JÜRGEN TRIMBORN: "ARNO BREKER"

Arno Breker (1900-1991) galt als der "Bildhauer des Führers" und er machte eine auch kommerziell einzigartige Karriere im Dritten Reich. Ähnlich dem Architekten Albert Speer und der Filmemacherin Leni Riefenstahl konnte das Künstlertalent als Ikone Nazi-Deutschlands Triumphe feiern.

Während Riefenstahl nach dem Krieg erhebliche Probleme mit ihrem weiteren Schaffen hatte und Speer sogar Jahrzehnte als Kriegsverbrecher in Haft saß, gelang es Breker, als "Mitläufer" entnazifiziert zu werden und weiterhin Erfolg und Anerkennung zu genießen. Dass er jedoch weder ein unpolitischer Profiteur der Nazis gewesen ist noch ein Beschützer jüdischer Kollegen, wie er selbst stets glauben machte, belegt nun eine neue Biographie von Jürgen Trimborn.

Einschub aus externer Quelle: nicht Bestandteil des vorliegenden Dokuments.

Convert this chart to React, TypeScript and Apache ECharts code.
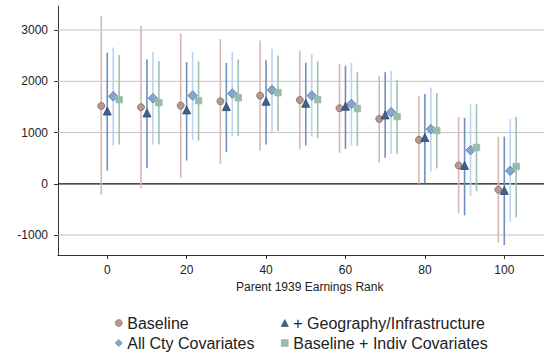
import React, { useEffect, useRef } from "react";
import * as echarts from "echarts";

const ranks = [0, 10, 20, 30, 40, 50, 60, 70, 80, 90, 100];
const xTicks = [0, 20, 40, 60, 80, 100];
const yTicks = [-1000, 0, 1000, 2000, 3000];

const baselineEst = [1519, 1494, 1526, 1610, 1721, 1636, 1474, 1266, 857, 357, -117];
const baselineLo = [-214, -91, 117, 390, 649, 669, 604, 416, 0, -578, -1149];
const baselineHi = [3273, 3078, 2935, 2825, 2799, 2597, 2338, 2104, 1714, 1305, 922];

const geoEst = [1420, 1383, 1442, 1506, 1610, 1571, 1513, 1344, 903, 357, -130];
const geoLo = [260, 305, 455, 623, 766, 747, 682, 506, 13, -617, -1195];
const geoHi = [2558, 2429, 2377, 2357, 2409, 2364, 2305, 2175, 1753, 1286, 922];

const allEst = [1708, 1669, 1721, 1760, 1831, 1721, 1558, 1396, 1065, 656, 253];
const allLo = [747, 766, 857, 935, 1006, 922, 747, 584, 240, -247, -747];
const allHi = [2662, 2578, 2578, 2571, 2636, 2532, 2364, 2201, 1877, 1552, 1260];

const indEst = [1643, 1584, 1623, 1682, 1779, 1643, 1468, 1312, 1039, 708, 338];
const indLo = [766, 773, 844, 935, 1032, 896, 740, 584, 299, -149, -656];
const indHi = [2513, 2396, 2390, 2429, 2506, 2390, 2182, 2026, 1773, 1552, 1305];

const seriesNames = [
  "Baseline",
  "+ Geography/Infrastructure",
  "All Cty Covariates",
  "Baseline + Indiv Covariates",
];

const FONT = "'Liberation Sans', Arial, Helvetica, sans-serif";

export default function App() {
  const ref = useRef<HTMLDivElement>(null);

  useEffect(() => {
    if (!ref.current) return;
    const chart = echarts.init(ref.current, undefined, { renderer: "svg" });

    const specs = [
      { name: seriesNames[0], est: baselineEst, lo: baselineLo, hi: baselineHi, off: -1.5, ci: "#d8b9b2", fill: "#b8978f", border: "#7d6863", symbol: "circle", size: 7 },
      { name: seriesNames[1], est: geoEst, lo: geoLo, hi: geoHi, off: 0, ci: "#6f90bd", fill: "#3d6190", border: "#2b4668", symbol: "triangle", size: 8 },
      { name: seriesNames[2], est: allEst, lo: allLo, hi: allHi, off: 1.5, ci: "#bdd3ef", fill: "#80a6d6", border: "#5f7088", symbol: "diamond", size: 9.5 },
      { name: seriesNames[3], est: indEst, lo: indLo, hi: indHi, off: 3, ci: "#9ec2b3", fill: "#97bcab", border: "#97bcab", symbol: "rect", size: 6.5 },
    ];

    const ciSeries = specs.map((s) => ({
      type: "custom",
      silent: true,
      z: 2,
      data: ranks.map((r, i) => [r + s.off, s.lo[i], s.hi[i]]),
      encode: { x: 0, y: [1, 2] },
      renderItem: (params: any, api: any) => {
        const x = api.value(0);
        const a = api.coord([x, api.value(1)]);
        const b = api.coord([x, api.value(2)]);
        return {
          type: "line",
          shape: { x1: a[0], y1: a[1], x2: b[0], y2: b[1] },
          style: { stroke: s.ci, lineWidth: 1.6 },
        };
      },
    }));

    const ptSeries = specs.map((s) => ({
      type: "scatter",
      name: s.name,
      z: 3,
      symbol: s.symbol,
      symbolSize: s.size,
      itemStyle: { color: s.fill, borderColor: s.border, borderWidth: 0.8, opacity: 1 },
      data: ranks.map((r, i) => [r + s.off, s.est[i]]),
    }));

    const gridSeries = {
      type: "custom",
      z: 1,
      silent: true,
      data: yTicks.map((v) => [0, v]),
      encode: { x: 0, y: 1 },
      clip: false,
      renderItem: (params: any, api: any) => {
        const v = api.value(1);
        const p = api.coord([0, v]);
        const cs = params.coordSys;
        return {
          type: "line",
          shape: { x1: cs.x, y1: p[1], x2: cs.x + cs.width, y2: p[1] },
          style: v === 0
            ? { stroke: "#111111", lineWidth: 1.2 }
            : { stroke: "#c4c4c4", lineWidth: 1 },
        };
      },
    };

    const legendPos = [
      { left: 110, top: 310 },
      { left: 276, top: 310 },
      { left: 110, top: 330 },
      { left: 276, top: 330 },
    ];

    chart.setOption({
      animation: false,
      textStyle: { fontFamily: FONT },
      grid: { left: 58, right: 0, top: 6, bottom: 100 },
      xAxis: {
        type: "value",
        min: -12.4,
        max: 110,
        splitLine: { show: false },
        axisLine: { show: true, onZero: false, lineStyle: { color: "#333333", width: 1 } },
        axisTick: { show: true, length: 4, customValues: xTicks, lineStyle: { color: "#333333" } },
        axisLabel: { customValues: xTicks, margin: 9, fontSize: 12, color: "#222222", fontFamily: FONT },
      },
      yAxis: {
        type: "value",
        min: -1390,
        max: 3470,
        splitLine: { show: false },
        axisLine: { show: true, onZero: false, lineStyle: { color: "#333333", width: 1 } },
        axisTick: { show: true, length: 4, customValues: yTicks, lineStyle: { color: "#333333" } },
        axisLabel: {
          customValues: yTicks,
          margin: 10,
          fontSize: 12,
          color: "#222222",
          fontFamily: FONT,
          formatter: (v: number) => String(v),
        },
      },
      legend: specs.map((s, i) => ({
        data: [{ name: s.name, icon: s.symbol }],
        left: legendPos[i].left,
        top: legendPos[i].top,
        itemWidth: 7,
        itemHeight: 7,
        itemGap: 0,
        selectedMode: false,
        itemStyle: { borderWidth: 0.6 },
        textStyle: { fontSize: 16, color: "#222222", fontFamily: FONT },
      })),
      graphic: [
        {
          type: "text",
          left: 310 - 74,
          top: 281,
          style: { text: "Parent 1939 Earnings Rank", fontSize: 12, fill: "#222222", fontFamily: FONT },
        },
      ],
      series: [gridSeries, ...ciSeries, ...ptSeries],
    });

    return () => chart.dispose();
  }, []);

  return (
    <div
      ref={ref}
      style={{ position: "fixed", left: 0, top: 0, width: 544, height: 355, background: "#ffffff" }}
    />
  );
}
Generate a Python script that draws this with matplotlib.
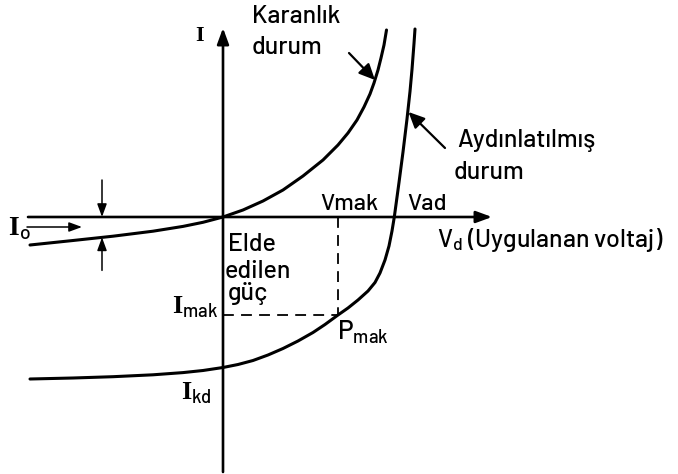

"Arno Breker. Der Künstler und die Macht" lautet der Titel und der erfahrene Biograph hat dazu auf eine Fülle unveröffentlichten Archivmaterials auch aus dem Ausland zurückgreifen können. Das geht bis hin zum Mitgliedsantrag, mit der der angeblich politikfremde Künstler 1937 in die NSDAP eintrat.

In Elberfeld (heute Wuppertal) geboren, hatte Breker nach dem Kunststudium in Düsseldorf in jungen Jahren eine nach eigenen Worten sehr glückliche Zeit in Paris. Der ehrgeizige Bildhauer schloss unter anderem Freundschaft mit Jean Cocteau und es war der jüdische Galerist Alfred Flechtheim, der ihn zunehmend förderte.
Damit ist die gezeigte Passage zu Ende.